Unfortunately this was not the case and was a completely empty promise. The sad truth was Native Americans could become rich, civilized, and live high class lives but they would never be white. Because of this the Cherokee were deemed ignorant people and sluggish in their work ethic. The Native American people as a whole just wanted respect and could find no right way to earn it.
The Cherokee Nation refused to give up proving they could be a united and civilized nation. In the year 1827 the Constitution of the Cherokee Nation was created. This Constitution was meant to show the US how developed and civil the Cherokee could truly be. The Cherokee people promoted a man named John Ross to be their principal chief of the tribe. The first order of business John Ross got on immediately was establishing the law stating anyone who sold tribal land without authority was to receive the death penalty. This extremity was taken in order to ensure no sacred land was to be lost in the already present fight for it.
The seventh president of the US, Andrew Jackson, was inaugurated on March 4th, 1829. Andrew Jackson’s support came from the American colonists who had been eyeing the Indian lands for years.
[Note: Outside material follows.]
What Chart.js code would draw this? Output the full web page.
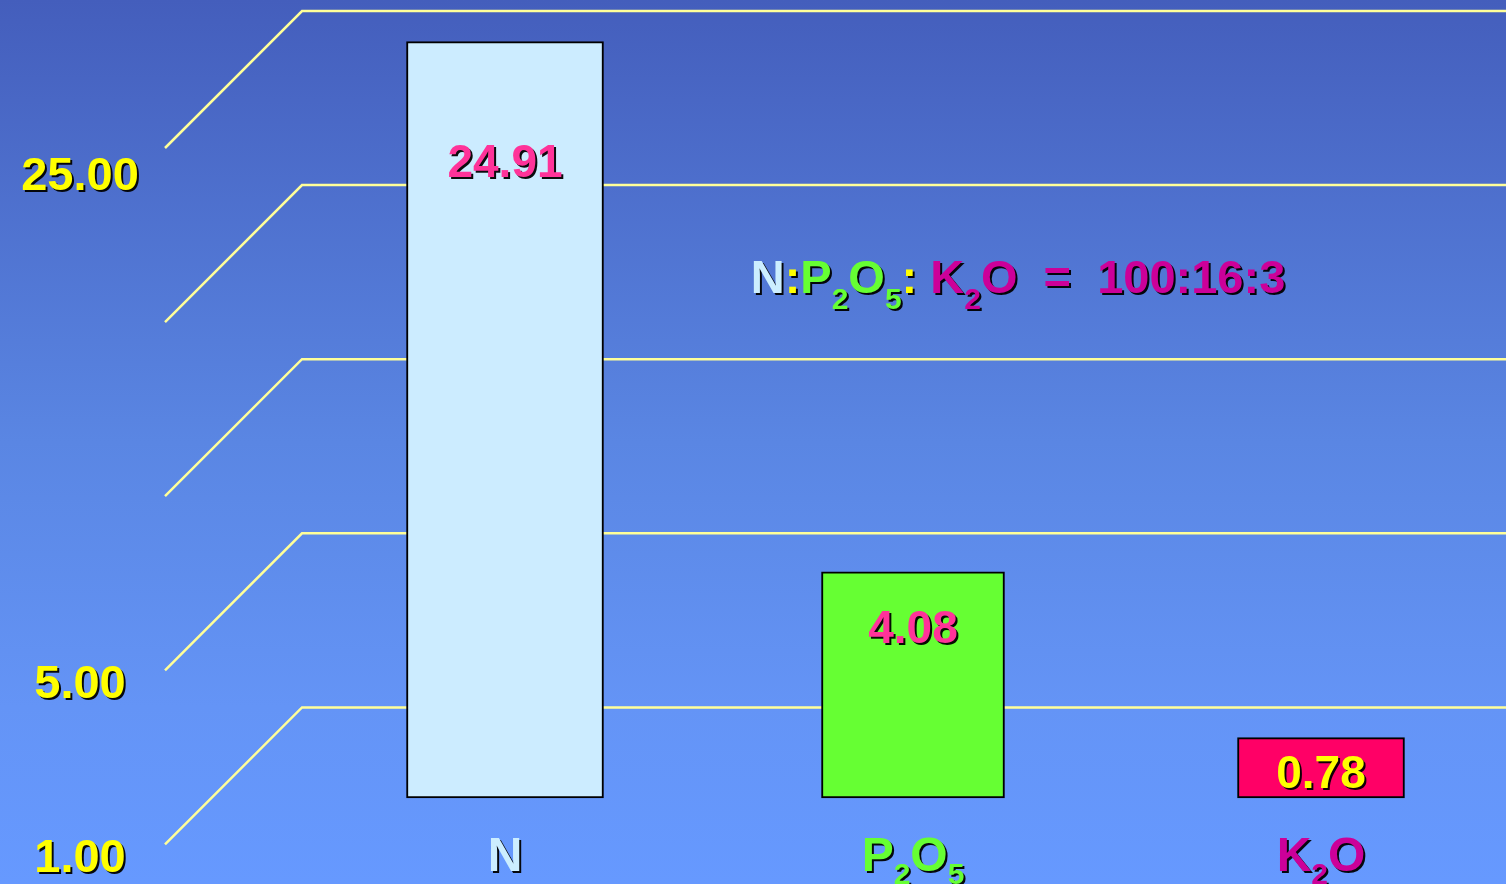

President Jackson was willing to do anything to gain power and public approval (Rozema, 7). Andrew Jackson created the Indian Removal Policy in hopes of removing the Cherokees, as well as the other tribes present, without resistance. His reasoning for this was that he had no choice other than to remove the Indians from their present state and move them West or they would cease to exist as a whole.
As more issues began to arise the Cherokee took to contacting President Jackson themselves. The people wrote to him out of anguish and fear of the future. Moving West would mean moving into the territory of the uncivilized Indians, which was a threat to the safety of the tribes. Andrew Jackson responded, stating there was nothing he could do. This basically told the Cherokee people there was no true leader among the Americans. seeing as the opinion of the Americas dictated the final decisions of Jackson. Parts of the Cherokee tribe began to move willingly to the West to avoid Jackson’s further rulings.
On May 28, 1830, Andrew Jackson passed the Indian Removal Act. Jackson refused to protect the Indians from any of Georgia’s rulings from there on. The Indians had truly been tantalized from the beginning with the acceptance of the American Colonists through the change of their people.
The Native American Tribes had truly become outraged and wanted to fight back in every way possible. In 1832 the Cherokee people fought the American law in court. This would later be known as Cherokee vs Georgia, or Worcester vs Georgia. Samuel Worcester represented the Cherokee and all Indians in their fight in court. He stated the state of Georgia and its people had no right to the Indian lands as well as no right to evict the tribes from them. John Marshall, the Justice of this case, agreed with Mr. Worcester and proceeded to ratify his statement. This angered President Jackson and truly showed his dysfunction and lack of order in the government.
Although Justice Marshall agreed Georgia had no right to take away Indian lands, Andrew Jackson proceeded with the eviction. A man of the Cherokee tribe named John Ridge went to the president himself and pleaded for his mercy. His answer to him was to return home and tell his people the only hope for their survival was to move out West and abandon their home.
Three Cherokee men, Elias Boudinot, Major Ridge, and John Ridge joined together to make a deal with the Federal government out of desperation. These men, also referred to as the Treaty Party, made a deal with the Federal Government if they were to assist with the removal of the Indian Tribes then they would leave. These men went to the government behind the backs of many and did not consult the tribes. They had made a grand statement of wanting to give up when there was still a fight and this enraged those still of traditional lifestyle.
In December of 1835 the Indian Removal Treaty was ratified. Not long after, the Treaty of New Echota was also ratified and signed by the US Senate and the Treaty Party. This set the legal ground of the forced removal and traded the Indian lands for assistance in the journey and compensation. The Removal would give American Colonists lands in Tennessee, North Carolina, Alabama, and Georgia. This land was to be exchanged for land in present day Oklahoma and Arkansas. The Indians were expected to simply leave behind sacred land on which their ancestors lived and were buried in.
In the year 1836 John E. Wool, along with around a thousand troops, were given orders by President Jackson to begin the roundup of the Indians. Stockades had been prepared for this roundup. Indians were not allowed any possessions from their homes and were pulled out of them at gunpoint (Rozema, XIII). As soon as the tribes’ homes became empty, greedy American Colonists raided and tore them apart looking for anything of value. All goods, such as food supply, provided by the Federal government proved to be inadequate and contaminated with parasites or mold. The stockades caused extreme illnesses by unsanitary conditions, proving to be a problem in itself. Illnesses included smallpox, diarrhea, malaria, and cholera.
On August 28th, 1838, the Indian tribes in detachments of 13, thousands of people per detachment, began their 1,554 mile long trek to their new unwanted home. The land given to them by the higher Being was no longer theirs to inhabit. It is said as they began their journey the tribes gave thanks to the mountains and lands surrounding them for allowing them to live on them and wished only the best for it in the future to come. Many already battled illnesses as they walked. Others had to witness their loved ones struggle to stay alive as they went along. When the Indians arrived in Oklahoma after over four months of travelling they arrived with almost no past and barely any future, meaning the young lives of the tribes as well as the elders had been lost on the trail.
In conclusion, the Trail of Tears proved to be a wicked, cruel event promoting the uprooting of tribal Indians and forced removal from their native homelands. All decisions made under Andrew Jackson proved to be made only for the Colonists’ benefit. This therefore shows a nation is only as strong as its ruler’s unswayed integrity.